In the U.S., though, Earth Day 1990 comes at a time when environment is a motherhood issue. Since polls show that Americans want environmental protection regardless of costs, the problem is not so much awakening the nation to ecological threats as it is getting people to face the difficult choices entailed in dealing with those threats. For a number of reasons, Earth Day might actually thwart that end.

Mass events are crude instruments, useful for delivering slogans and chants but not well suited to deciding subtle issues that confront environmental converts who are trying to translate their concerns into practice. Whether people should buy biodegradable or recyclable plastics or switch from disposable to cloth diapers will not be settled on April 22.

Earth Day fits into a troubling American pattern of responding to crises with rhetoric and theater. So far, it has been easy to be an environmentalist: one simply has to claim to be one. Just as middle-class voters routinely condemn "welfare" while opposing cuts in the social programs that constitute such spending, a good portion of the voters who claim they would pay for environmental improvements balk when the bill is presented. If consumers truly insisted on cleaner air in their individual buying and voting decisions, Detroit and Japan would vie to deliver less polluting cars, and it would not take ten years of struggle to amend the Clean Air Act.

Instead of making hard choices, it is easier to blow off steam. April 22 will offer people an opportunity to purge accumulated anxiety over wounds to earth's life-support systems. Worn out by weeks of buildup and an accompanying media blitz, many people will return to business as usual on Monday, hoping not to hear the E word again for weeks. It is possible that the environment might be better served if consumers had no such outlet, and were forced to do some quiet soul searching about how their individual choices contribute to the world's environmental problems.
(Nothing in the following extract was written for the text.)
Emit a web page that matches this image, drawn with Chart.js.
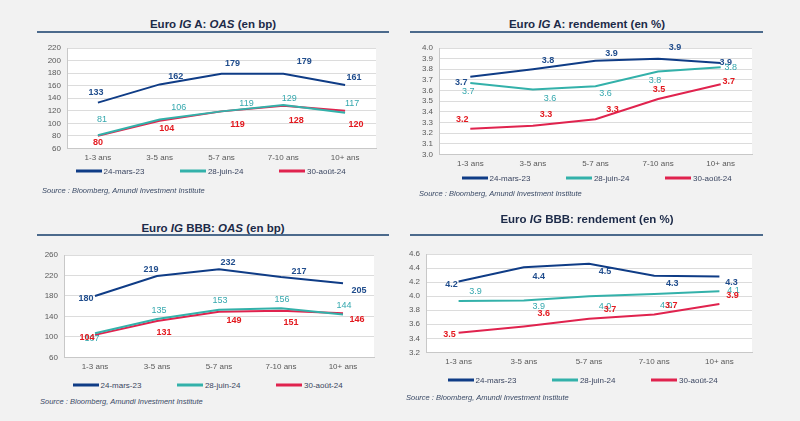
<!DOCTYPE html>
<html lang="fr">
<head>
    <meta charset="UTF-8">
    <title>Euro IG A / BBB</title>
    <script src="https://cdn.jsdelivr.net/npm/chart.js"></script>
    <style>
        body {
            margin: 0;
            width: 800px;
            height: 421px;
            background: #f2f2f2;
            font-family: "Liberation Sans", Arial, sans-serif;
            position: relative;
            overflow: hidden;
        }

        canvas {
            position: absolute;
        }

        .title {
            position: absolute;
            transform: translate(-50%, -50%);
            font-size: 11.5px;
            font-weight: bold;
            color: #1c2a48;
            white-space: nowrap;
        }

        .rule {
            position: absolute;
            height: 2px;
            background: #4c6a8c;
        }

        .legend {
            position: absolute;
            display: flex;
            gap: 36px;
            transform: translateY(-50%);
            font-size: 8px;
            color: #3a4560;
        }

        .legend span.item {
            display: flex;
            align-items: center;
        }

        .legend span.line {
            display: inline-block;
            width: 26px;
            height: 2.5px;
            margin-right: 1.5px;
        }

        .source {
            position: absolute;
            transform: translateY(-50%);
            font-size: 7.5px;
            font-style: italic;
            color: #3a4a66;
            white-space: nowrap;
        }
    </style>
</head>
<body>
    <div class="title" style="left:213px; top:24px;">Euro <i>IG</i> A: <i>OAS</i> (en bp)</div>
    <div class="rule" style="left:37px; top:31px; width:352px;"></div>
    <canvas id="oasA" width="360" height="136" style="left:30px; top:36px;"></canvas>
    <div class="legend" id="legend-oasA" style="left:76px; top:171px;"></div>
    <div class="source" style="left:42px; top:190px;">Source : Bloomberg, Amundi Investment Institute</div>

    <div class="title" style="left:587px; top:24px;">Euro <i>IG</i> A: rendement (en %)</div>
    <div class="rule" style="left:410px; top:31px; width:353px;"></div>
    <canvas id="rdtA" width="365" height="146" style="left:400px; top:36px;"></canvas>
    <div class="legend" id="legend-rdtA" style="left:462px; top:178px;"></div>
    <div class="source" style="left:419px; top:193px;">Source : Bloomberg, Amundi Investment Institute</div>

    <div class="title" style="left:213px; top:228px;">Euro <i>IG</i> BBB: <i>OAS</i> (en bp)</div>
    <div class="rule" style="left:37px; top:234px; width:352px;"></div>
    <canvas id="oasBBB" width="360" height="136" style="left:30px; top:243px;"></canvas>
    <div class="legend" id="legend-oasBBB" style="left:73px; top:385px;"></div>
    <div class="source" style="left:40px; top:401px;">Source : Bloomberg, Amundi Investment Institute</div>

    <div class="title" style="left:587px; top:219px;">Euro <i>IG</i> BBB: rendement (en %)</div>
    <div class="rule" style="left:410px; top:234px; width:353px;"></div>
    <canvas id="rdtBBB" width="365" height="136" style="left:400px; top:242px;"></canvas>
    <div class="legend" id="legend-rdtBBB" style="left:448px; top:380px;"></div>
    <div class="source" style="left:406px; top:397px;">Source : Bloomberg, Amundi Investment Institute</div>

    <script>
        const categories = ['1-3 ans', '3-5 ans', '5-7 ans', '7-10 ans', '10+ ans'];
        const seriesNames = ['24-mars-23', '28-juin-24', '30-août-24'];

        // Euro IG A - OAS (bp)
        const oasA_mar23 = [133, 162, 179, 179, 161];
        const oasA_jun24 = [81, 106, 119, 129, 117];
        const oasA_aug24 = [80, 104, 119, 128, 120];

        // Euro IG A - rendement (%)
        const rdtA_mar23 = [3.73, 3.80, 3.88, 3.90, 3.86];
        const rdtA_jun24 = [3.67, 3.61, 3.64, 3.78, 3.82];
        const rdtA_aug24 = [3.24, 3.27, 3.33, 3.52, 3.66];

        // Euro IG BBB - OAS (bp)
        const oasBBB_mar23 = [180, 219, 232, 217, 205];
        const oasBBB_jun24 = [107, 135, 153, 156, 144];
        const oasBBB_aug24 = [104, 131, 149, 151, 146];

        // Euro IG BBB - rendement (%)
        const rdtBBB_mar23 = [4.21, 4.41, 4.46, 4.29, 4.28];
        const rdtBBB_jun24 = [3.93, 3.94, 4.00, 4.03, 4.07];
        const rdtBBB_aug24 = [3.48, 3.57, 3.68, 3.74, 3.89];

        const lineColors = ['#0f3c86', '#33b1aa', '#e0234e'];
        const labelColors = ['#1f4c8c', '#35a8ae', '#e3191f'];
        const labelWeights = ['bold', 'normal', 'bold'];

        // white plot area
        const plotBackground = {
            id: 'plotBackground',
            beforeDraw(chart) {
                const a = chart.chartArea;
                chart.ctx.save();
                chart.ctx.fillStyle = '#ffffff';
                chart.ctx.fillRect(a.left, a.top, a.right - a.left, a.bottom - a.top);
                chart.ctx.restore();
            }
        };

        // value labels next to each point, nudged like the original
        const valueLabels = {
            id: 'valueLabels',
            afterDatasetsDraw(chart, args, opts) {
                const ctx = chart.ctx;
                ctx.save();
                ctx.textAlign = 'center';
                ctx.textBaseline = 'middle';
                chart.data.datasets.forEach((ds, di) => {
                    const meta = chart.getDatasetMeta(di);
                    ctx.fillStyle = labelColors[di];
                    ctx.font = labelWeights[di] + ' 9px "Liberation Sans", Arial, sans-serif';
                    meta.data.forEach((pt, i) => {
                        const off = opts.offsets[di][i];
                        ctx.fillText(ds.data[i].toFixed(opts.decimals), pt.x + off[0], pt.y + off[1]);
                    });
                });
                ctx.restore();
            }
        };

        function buildLegend(id) {
            const box = document.getElementById(id);
            seriesNames.forEach((name, i) => {
                const item = document.createElement('span');
                item.className = 'item';
                item.innerHTML = '<span class="line" style="background:' + lineColors[i] + '"></span>' + name;
                box.appendChild(item);
            });
        }

        function makeChart(canvasId, series, yMin, yMax, step, decimals, axisWidth, pad, offsets) {
            const ctx = document.getElementById(canvasId).getContext('2d');
            return new Chart(ctx, {
                type: 'line',
                data: {
                    labels: categories,
                    datasets: series.map((data, i) => ({
                        label: seriesNames[i],
                        data: data,
                        borderColor: lineColors[i],
                        backgroundColor: lineColors[i],
                        borderWidth: 2,
                        pointRadius: 0,
                        tension: 0,
                        fill: false
                    }))
                },
                options: {
                    responsive: false,
                    animation: false,
                    layout: { padding: pad },
                    plugins: {
                        legend: { display: false },
                        tooltip: { enabled: false },
                        valueLabels: { offsets: offsets, decimals: decimals }
                    },
                    scales: {
                        x: {
                            offset: true,
                            grid: { display: false, drawTicks: false },
                            border: { color: '#c8c8c8' },
                            ticks: {
                                color: '#595959',
                                padding: 5,
                                maxRotation: 0,
                                autoSkip: false,
                                font: { size: 8, family: '"Liberation Sans", Arial, sans-serif' }
                            }
                        },
                        y: {
                            min: yMin,
                            max: yMax,
                            grid: { color: '#dcdcdc', drawTicks: false },
                            border: { color: '#c8c8c8' },
                            ticks: {
                                stepSize: step,
                                autoSkip: false,
                                color: '#595959',
                                padding: 6,
                                font: { size: 8, family: '"Liberation Sans", Arial, sans-serif' },
                                callback: (v) => v.toFixed(decimals)
                            },
                            afterFit: (s) => { s.width = axisWidth; }
                        }
                    }
                },
                plugins: [plotBackground, valueLabels]
            });
        }

        makeChart('oasA', [oasA_mar23, oasA_jun24, oasA_aug24], 60, 220, 20, 0, 37,
            { left: 0, right: 14, top: 12, bottom: 4 },
            [
                [[-2, -10], [16, -8], [11, -10], [21, -12], [9, -8]],
                [[4, -16], [19, -12], [25, -8], [6, -7], [7, -9]],
                [[0, 7], [7, 8], [16, 13], [13, 15], [11, 14]]
            ]);

        makeChart('rdtA', [rdtA_mar23, rdtA_jun24, rdtA_aug24], 3.0, 4.0, 0.1, 1, 39,
            { left: 0, right: 13, top: 12, bottom: 8 },
            [
                [[-9, 6], [15, -9], [16, -7], [17, -11], [5, 0]],
                [[-2, 8], [17, 9], [10, 7], [-3, 9], [10, 0]],
                [[-8, -9], [13, -11], [17, -10], [1, -10], [8, -3]]
            ]);

        makeChart('oasBBB', [oasBBB_mar23, oasBBB_jun24, oasBBB_aug24], 60, 260, 40, 0, 34,
            { left: 0, right: 16, top: 12, bottom: 2 },
            [
                [[-9, 3], [-6, -6], [9, -7], [18, -6], [16, 7]],
                [[-3, 5], [2, -8], [1, -9], [1, -9], [1, -9]],
                [[-8, 3], [7, 11], [15, 9], [10, 12], [14, 6]]
            ]);

        makeChart('rdtBBB', [rdtBBB_mar23, rdtBBB_jun24, rdtBBB_aug24], 3.2, 4.6, 0.2, 1, 26,
            { left: 0, right: 13, top: 12, bottom: 6 },
            [
                [[-7, 3], [15, 9], [16, 8], [18, 8], [12, 6]],
                [[17, -10], [15, 6], [16, 10], [12, 11], [14, -1]],
                [[-9, 2], [20, -13], [21, -9], [17, -9], [13, -8]]
            ]);

        buildLegend('legend-oasA');
        buildLegend('legend-rdtA');
        buildLegend('legend-oasBBB');
        buildLegend('legend-rdtBBB');
    </script>
</body>
</html>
In the past, raucous demonstrations have sometimes polarized the nation, shifting attention from the issues to the rowdy behavior and unpopular politics -- Stalinists for Solidarity with the Viet Cong! -- of protesters. Since support for environmental protection spans the political spectrum, polarization should not plague Earth Day unless fringe groups seize the occasion to sabotage a steel mill or stage other "ecotage" attacks on perceived corporate villains. Earth Day's organizers more likely face the opposite problem: the possibility that the hype and the numbing array of events will cause people to throw up their hands and stay home.

Proponents argue that Earth Day 1990 will both challenge individuals and mobilize new constituencies such as minorities, the religious community and organized labor. The event's disciplined chairman and mastermind, San Francisco lawyer Denis Hayes, hopes to saturate the public consciousness and create what he calls a "tilt point" in attitudes, refocusing the passions of the cold war on ecological issues. Hayes hopes that Earth Day will help make sound environmental behavior as accepted in daily life as wearing a seat belt. Democratic Senator John Kerry of Massachusetts believes Earth Day will help recruit an army of voters to hold slippery politicians truly accountable for environmental problems in coming elections.

This will be no easy task. One of America's more dubious achievements during the past two decades is the perfecting of techniques that enable politicians and corporations to capitalize on discontents without threatening the status quo. Unlike the world's oppressed, Americans have many ways of expressing their frustrations through votes, opinion surveys and boycotts, as well as demonstrations. Legislators and companies have fine-tuned their ability to respond to expressions of public anxiety with promises of legislative and private initiatives, reassuring people that problems are being addressed, if not solved. When things don't change for the better, people take to the streets again, and the cycle repeats itself, as it has with Earth Day 1990.

The net effect of this intricate dance is that most environmental problems in the U.S. are more pressing today than they were 20 years ago. Insults to air, water and living things can no longer be dismissed as life-style and recreational issues for the middle class, but now must be seen as economic, social and even geopolitical crises. The question is whether the environment will allow the U.S. the luxury of Earth Day 2010.